What the exercise asks:
Extract the lines of the material below, beginning with the first and ending with the line that holds "import * as". Skip every picture.

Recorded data
====

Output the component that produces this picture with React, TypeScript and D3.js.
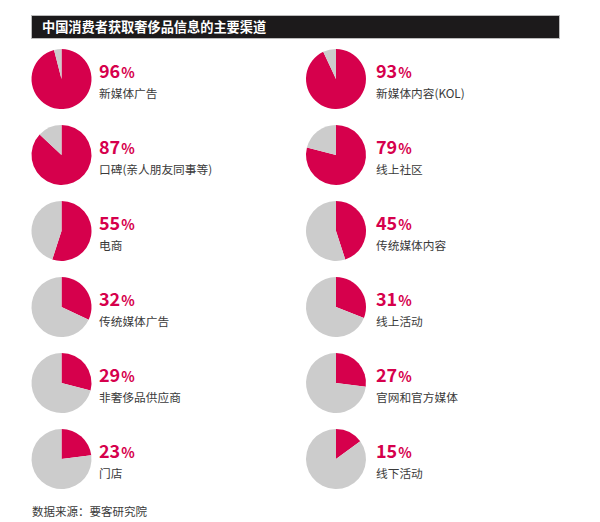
import React from "react";
import * as d3 from "d3";

const title = "中国消费者获取奢侈品信息的主要渠道";
const source = "数据来源：要客研究院";
const leftLabels = ["新媒体广告", "口碑(亲人朋友同事等)", "电商", "传统媒体广告", "非奢侈品供应商", "门店"];
const leftValues = [96, 87, 55, 32, 29, 23];
const rightLabels = ["新媒体内容(KOL)", "线上社区", "传统媒体内容", "线上活动", "官网和官方媒体", "线下活动"];
const rightValues = [93, 79, 45, 31, 27, 15];

const RED = "#d6004c";
const GRAY = "#cccccc";

function Pie({ cx, cy, r, value }: { cx: number; cy: number; r: number; value: number }) {
  const pie = d3.pie<number>().sort(null).value((d) => d);
  const arcs = pie([value, 100 - value]);
  const arc = d3.arc<d3.PieArcDatum<number>>().innerRadius(0).outerRadius(r);
  return (
    <g transform={`translate(${cx},${cy})`}>
      {arcs.map((a, i) => (
        <path key={i} d={arc(a) || ""} fill={i === 0 ? RED : GRAY} />
      ))}
    </g>
  );
}

export default function App() {
  const rowY = d3.scaleLinear().domain([0, 5]).range([79, 459]);
  const cols = [
    { pieX: 61.5, textX: 99, labels: leftLabels, values: leftValues },
    { pieX: 336, textX: 376, labels: rightLabels, values: rightValues },
  ];
  const font = "'Noto Sans CJK SC', 'Noto Sans', sans-serif";
  return (
    <svg
      width={600}
      height={522}
      style={{ position: "absolute", left: 0, top: 0, background: "#fff" }}
      fontFamily={font}
    >
      <rect x={31.5} y={15.5} width={528} height={23} fill="#1c1a1b" stroke="#bbb" strokeWidth={1} />
      <text x={42} y={32} fill="#fff" fontSize={13.2} fontWeight={700}>
        {title}
      </text>
      {cols.map((c, ci) =>
        c.values.map((v, i) => {
          const cy = rowY(i);
          return (
            <g key={`${ci}-${i}`}>
              <Pie cx={c.pieX} cy={cy} r={30} value={v} />
              <text x={c.textX} y={cy - 1} fill={RED} fontWeight={700}>
                <tspan fontSize={18}>{v}</tspan>
                <tspan fontSize={14} dx={1}>%</tspan>
              </text>
              <text x={c.textX} y={cy + 19} fill="#3a3a3a" fontSize={11.7}>
                {c.labels[i]}
              </text>
            </g>
          );
        })
      )}
      <text x={32} y={516} fill="#3a3a3a" fontSize={11.5}>
        {source}
      </text>
    </svg>
  );
}
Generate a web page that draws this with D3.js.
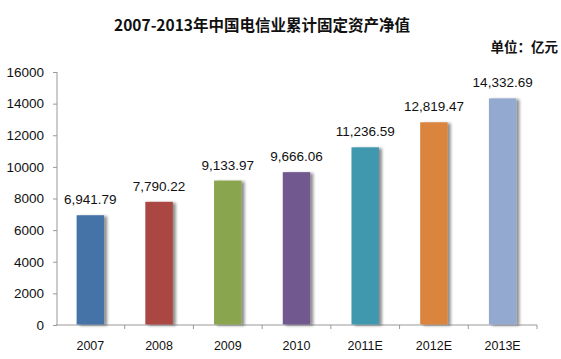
<!DOCTYPE html>
<html><head><meta charset="utf-8">
<script src="https://cdn.jsdelivr.net/npm/d3@7"></script>
<style>body{margin:0;background:#fff}svg{display:block}</style>
</head><body>
<script>
const categories = ["2007","2008","2009","2010","2011E","2012E","2013E"];
const values = [6941.79, 7790.22, 9133.97, 9666.06, 11236.59, 12819.47, 14332.69];
const colors = ["#4572A7","#AA4643","#89A54E","#71588F","#4198AF","#DB843D","#93A9CF"];
const yTicks = [0,2000,4000,6000,8000,10000,12000,14000,16000];
const title = "2007-2013年中国电信业累计固定资产净值";
const unit = "单位：亿元";

const W=561,H=359;
const svg=d3.select("body").append("svg").attr("width",W).attr("height",H);
const defs=svg.append("defs");
const f=defs.append("filter").attr("id","sh").attr("x","-20%").attr("y","-5%").attr("width","160%").attr("height","110%");
f.append("feOffset").attr("in","SourceAlpha").attr("dx",3).attr("dy",1).attr("result","o");
f.append("feGaussianBlur").attr("in","o").attr("stdDeviation",1.5).attr("result","b");
f.append("feComponentTransfer").attr("in","b").attr("result","c").append("feFuncA").attr("type","linear").attr("slope",0.45);
const m=f.append("feMerge");m.append("feMergeNode").attr("in","c");m.append("feMergeNode").attr("in","SourceGraphic");

const x=d3.scaleBand().domain(categories).range([56,537]).paddingInner(0.6).paddingOuter(0.3);
const y=d3.scaleLinear().domain([0,16000]).range([325,72]);

svg.append("text").attr("x",262).attr("y",31).attr("text-anchor","middle")
 .attr("font-family","'Noto Sans CJK SC',sans-serif").attr("font-weight","bold").attr("font-size",15.5).attr("fill","#111").text(title);
svg.append("text").attr("x",558).attr("y",52).attr("text-anchor","end")
 .attr("font-family","'Noto Sans CJK SC',sans-serif").attr("font-weight","bold").attr("font-size",13.5).attr("fill","#111").text(unit);

const yAxis=svg.append("g").attr("transform","translate(57,0)")
 .call(d3.axisLeft(y).tickValues(yTicks).tickSize(4).tickFormat(d3.format("d")));
yAxis.select(".domain").attr("stroke","#999").attr("d","M0,72V325");
yAxis.selectAll(".tick line").attr("stroke","#999");
yAxis.selectAll(".tick text").attr("font-family","'Liberation Sans',sans-serif").attr("font-size",13.5).attr("fill","#111").attr("x",-13);

const xb=d3.scaleBand().domain(categories).range([56,537]);
const xAxis=svg.append("g").attr("transform","translate(0,325)");
xAxis.append("line").attr("x1",56).attr("x2",537).attr("stroke","#999");
xAxis.selectAll("line.t").data(categories).join("line").attr("class","t")
 .attr("x1",d=>xb(d)+xb.bandwidth()).attr("x2",d=>xb(d)+xb.bandwidth()).attr("y1",0).attr("y2",4).attr("stroke","#999");
xAxis.selectAll("text").data(categories).join("text")
 .attr("x",d=>x(d)+x.bandwidth()/2).attr("y",25).attr("text-anchor","middle")
 .attr("font-family","'Liberation Sans',sans-serif").attr("font-size",12.5).attr("fill","#111").text(d=>d);

svg.append("g").selectAll("rect").data(values).join("rect")
 .attr("x",(d,i)=>x(categories[i])).attr("width",x.bandwidth())
 .attr("y",d=>y(d)).attr("height",d=>y(0)-y(d)-0.5)
 .attr("fill",(d,i)=>colors[i]).attr("filter","url(#sh)");

svg.append("g").selectAll("text").data(values).join("text")
 .attr("x",(d,i)=>x(categories[i])+x.bandwidth()/2).attr("y",d=>y(d)-11)
 .attr("text-anchor","middle").attr("font-family","'Liberation Sans',sans-serif").attr("font-size",13.5).attr("fill","#111")
 .text(d=>d3.format(",.2f")(d));
</script>
</body></html>
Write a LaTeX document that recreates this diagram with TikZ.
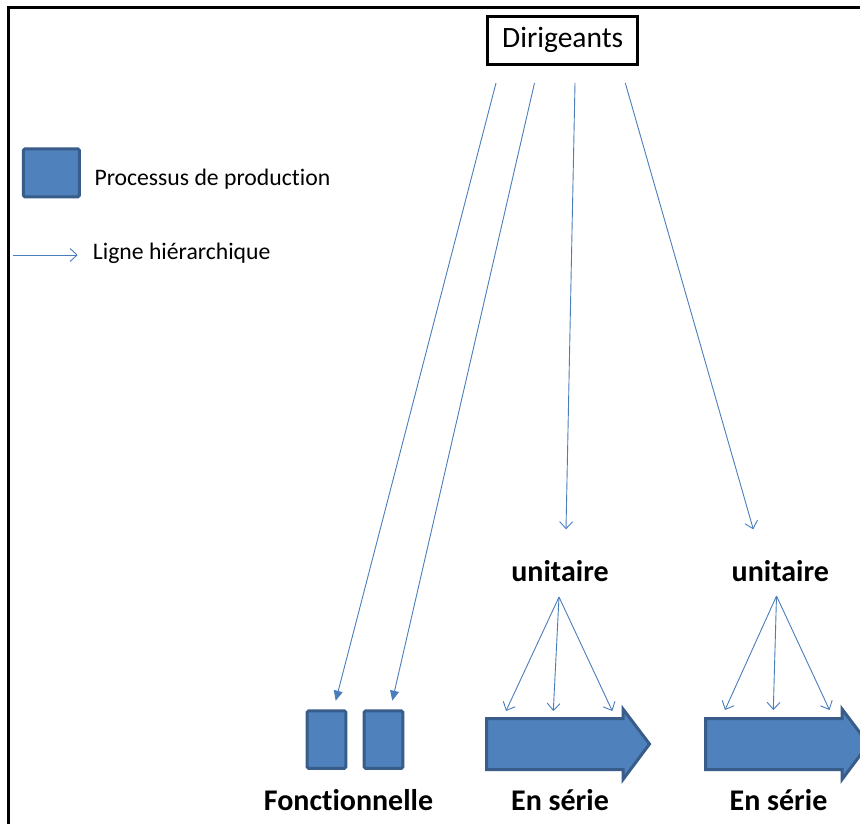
\documentclass[tikz,border=0pt]{standalone}
\usepackage{fontspec}
\setmainfont{Carlito}[Ligatures={NoCommon}]
\usetikzlibrary{arrows.meta}
\definecolor{procfill}{HTML}{4F81BD}
\definecolor{procedge}{HTML}{385D8A}
\definecolor{hier}{HTML}{4A7EBB}
\begin{document}
\begin{tikzpicture}[x=1pt,y=-1pt,
  hline/.style={draw=hier, line width=0.9pt, -{Straight Barb[length=7pt,width=13pt,line width=0.9pt]}},
  fline/.style={draw=hier, line width=0.9pt, -{Triangle[length=10pt,width=9pt,fill=hier]}},
  proc/.style={fill=procfill, draw=procedge, line width=3pt, rounded corners=1.5pt},
  boxnode/.style={proc, inner sep=0pt},
  big/.style={font=\fontsize{30}{36}\selectfont\bfseries, anchor=base, inner sep=0pt},
  legtext/.style={font=\fontsize{23.7}{28}\selectfont, anchor=base west, inner sep=0pt},
]
\clip (0,0) rectangle (860,823);
\useasboundingbox (0,0) rectangle (860,823);
\fill[white] (0,0) rectangle (860,823);
% frame
\draw[line width=2.5pt] (8.5,840) -- (8.5,7.5) -- (880,7.5);

% Dirigeants
\node[draw, line width=3pt, minimum width=150pt, minimum height=48pt, inner sep=0pt,
      font=\fontsize{29.5}{34}\selectfont] (dir) at (562.7,40.2) {Dirigeants};

% legend
\node[boxnode, minimum width=56pt, minimum height=48pt] (leg) at (51.4,172.8) {};
\node[legtext] (legtxt) at (94.3,185) {Processus de production};
\coordinate (la) at (13,255);
\coordinate (lb) at (77.7,255);
\draw[hline] (la) -- (lb);
\node[legtext] (legline) at (92.7,259.3) {Ligne hiérarchique};

% functional boxes
\node[boxnode, minimum width=38.6pt, minimum height=57.7pt] (f1) at (326.5,739.6) {};
\node[boxnode, minimum width=38.6pt, minimum height=57.7pt] (f2) at (383.5,739.6) {};

% block arrows
\draw[proc, rounded corners=0pt, line join=miter] (486.5,718.5) -- (623,718.5) -- (623,709) -- (649.5,744) -- (623,779.5) -- (623,769.5) -- (486.5,769.5) -- cycle;
\draw[proc, rounded corners=0pt, line join=miter] (705.5,718.5) -- (842,718.5) -- (842,709) -- (868.5,744) -- (842,779.5) -- (842,769.5) -- (705.5,769.5) -- cycle;

% labels
\node[big] (u1) at (560,581.7) {unitaire};
\node[big] (u2) at (780.3,581.7) {unitaire};
\node[big] (fonc) at (348.5,810) {Fonctionnelle};
\node[big] (s1) at (560,810) {En série};
\node[big] (s2) at (778.5,810) {En série};

% hierarchy lines from Dirigeants
\coordinate (d1) at (496,83);
\coordinate (d2) at (534.5,83);
\coordinate (d3) at (575,83);
\coordinate (d4) at (625.3,83);
\coordinate (t1) at (335.7,700.7);
\coordinate (t2) at (392.3,700.7);
\coordinate (t3) at (566,529.3);
\coordinate (t4) at (753.3,529.3);
\draw[fline] (d1) -- (t1);
\draw[fline] (d2) -- (t2);
\draw[hline] (d3) -- (t3);
\draw[hline] (d4) -- (t4);

% unitaire fans
\coordinate (o1) at (559,597);
\coordinate (o2) at (776.5,596);
\coordinate (e11) at (506,711);
\coordinate (e12) at (553.3,711);
\coordinate (e13) at (612.3,711);
\coordinate (e21) at (725,710);
\coordinate (e22) at (773.3,710);
\coordinate (e23) at (829.5,710);
\foreach \e in {e11,e12,e13} \draw[hline] (o1) -- (\e);
\foreach \e in {e21,e22,e23} \draw[hline] (o2) -- (\e);
\end{tikzpicture}
\end{document}
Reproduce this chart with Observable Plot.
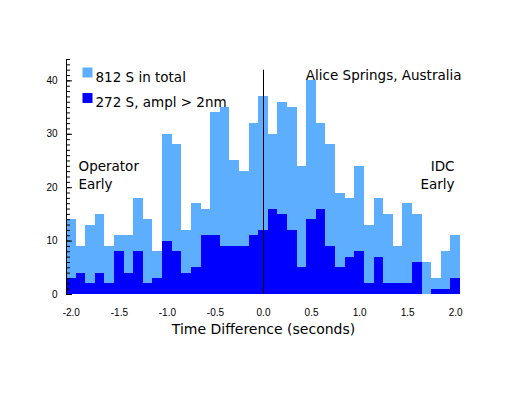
<!DOCTYPE html>
<html><head><meta charset="utf-8">
<script src="https://cdn.jsdelivr.net/npm/d3@7"></script>
<script src="https://cdn.jsdelivr.net/npm/@observablehq/plot@0.6"></script>
<style>body{margin:0;background:#fff}#chart svg{display:block}</style>
</head><body><div id="chart"></div>
<script>
const binCenters = [-2.0,-1.9,-1.8,-1.7,-1.6,-1.5,-1.4,-1.3,-1.2,-1.1,-1.0,-0.9,-0.8,-0.7,-0.6,-0.5,-0.4,-0.3,-0.2,-0.1,0.0,0.1,0.2,0.3,0.4,0.5,0.6,0.7,0.8,0.9,1.0,1.1,1.2,1.3,1.4,1.5,1.6,1.7,1.8,1.9,2.0];
const totalCounts = [14,9,13,15,9,11,11,18,14,8,30,28,12,17,16,34,35,25,23,32,37,30,36,35,24,40,32,28,19,18,24,13,18,15,9,17,15,6,3,8,11];
const largeCounts = [3,4,2,4,2,8,4,8,2,3,10,8,4,5,11,11,9,9,9,11,12,16,15,12,5,14,16,9,5,7,8,2,7,2,2,2,6,0,1,1,3];
const xTickLabels = [-2.0,-1.5,-1.0,-0.5,0.0,0.5,1.0,1.5,2.0];
const yTickLabels = [0,10,20,30,40];
const legendLabels = ["812 S in total", "272 S, ampl > 2nm"];
const stationLabel = "Alice Springs, Australia";
const xAxisTitle = "Time Difference (seconds)";

const lightBlue = "#5eaeff";
const darkBlue = "#0000ff";
const tickFont = "Liberation Sans, Arial, Helvetica, sans-serif";
const textFont = "DejaVu Sans, Verdana, sans-serif";
const binWidth = 0.1;
const bins = binCenters.map((c, i) => ({x1: c - binWidth / 2, x2: c + binWidth / 2, total: totalCounts[i], large: largeCounts[i]}));
const xDomain = [binCenters[0] - binWidth / 2, binCenters[binCenters.length - 1] + binWidth / 2];
const yMinorTicks = d3.range(0, 45, 1);
const noLabel = () => "";

const chart = Plot.plot({
  width: 509,
  height: 393,
  marginLeft: 66,
  marginRight: 49,
  marginTop: 59,
  marginBottom: 99,
  style: {fontFamily: tickFont, background: "#fff", color: "#000"},
  x: {domain: xDomain},
  y: {domain: [0, 44]},
  marks: [
    Plot.rectY(bins, {x1: "x1", x2: "x2", y: "total", fill: lightBlue, shapeRendering: "crispEdges"}),
    Plot.rectY(bins, {x1: "x1", x2: "x2", y: "large", fill: darkBlue, shapeRendering: "crispEdges"}),
    Plot.ruleX([0], {y1: 0, y2: 42, stroke: "#000", strokeWidth: 1}),
    Plot.ruleX([xDomain[0]], {y1: 0, y2: 44, stroke: "#000"}),
    Plot.axisY({ticks: yMinorTicks, tickSize: -4, tickFormat: noLabel, label: null}),
    Plot.axisY({ticks: yTickLabels, tickSize: -6, tickFormat: noLabel, label: null}),
    Plot.axisY({ticks: yTickLabels, tickSize: 0, tickPadding: 9, fontSize: 10, label: null}),
    Plot.axisX({ticks: xTickLabels, tickSize: 0, tickPadding: 14, fontSize: 10, tickFormat: d => d.toFixed(1), label: null}),
    Plot.text([xAxisTitle], {frameAnchor: "bottom", dy: 39, fontSize: 14, fontFamily: textFont, fill: "#000"}),
    Plot.dot([legendLabels[0]], {frameAnchor: "top-left", dx: 21, dy: 13, symbol: "square", r: 5.64, fill: lightBlue, stroke: null}),
    Plot.dot([legendLabels[1]], {frameAnchor: "top-left", dx: 21, dy: 38.5, symbol: "square", r: 5.64, fill: darkBlue, stroke: null}),
    Plot.text([legendLabels[0]], {frameAnchor: "top-left", dx: 29, dy: 12.5, textAnchor: "start", fontSize: 13.5, fontFamily: textFont, fill: "#000"}),
    Plot.text([legendLabels[1]], {frameAnchor: "top-left", dx: 29, dy: 38, textAnchor: "start", fontSize: 13.5, fontFamily: textFont, fill: "#000"}),
    Plot.text([stationLabel], {frameAnchor: "top-right", dx: 1, dy: 10.5, textAnchor: "end", fontSize: 13.5, fontFamily: textFont, fill: "#000"}),
    Plot.text(["Operator\nEarly"], {frameAnchor: "top-left", dx: 12, dy: 115, textAnchor: "start", lineAnchor: "middle", lineHeight: 1.35, fontSize: 13.5, fontFamily: textFont, fill: "#000"}),
    Plot.text(["IDC\nEarly"], {frameAnchor: "top-right", dx: -6, dy: 115, textAnchor: "end", lineAnchor: "middle", lineHeight: 1.35, fontSize: 13.5, fontFamily: textFont, fill: "#000"})
  ]
});
document.getElementById("chart").appendChild(chart);
</script>
</body></html>
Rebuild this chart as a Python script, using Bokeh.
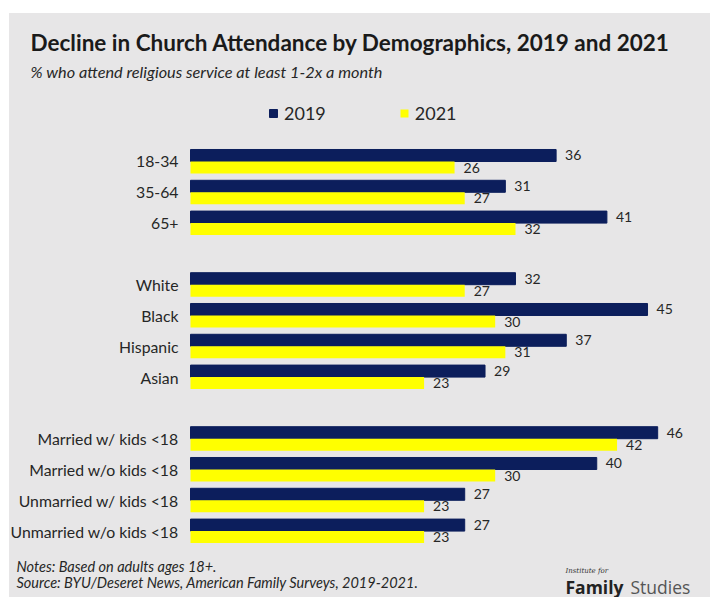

====

Exercise result:
Output the component that produces this picture with React, TypeScript and D3.js.
import React from "react";
import * as d3 from "d3";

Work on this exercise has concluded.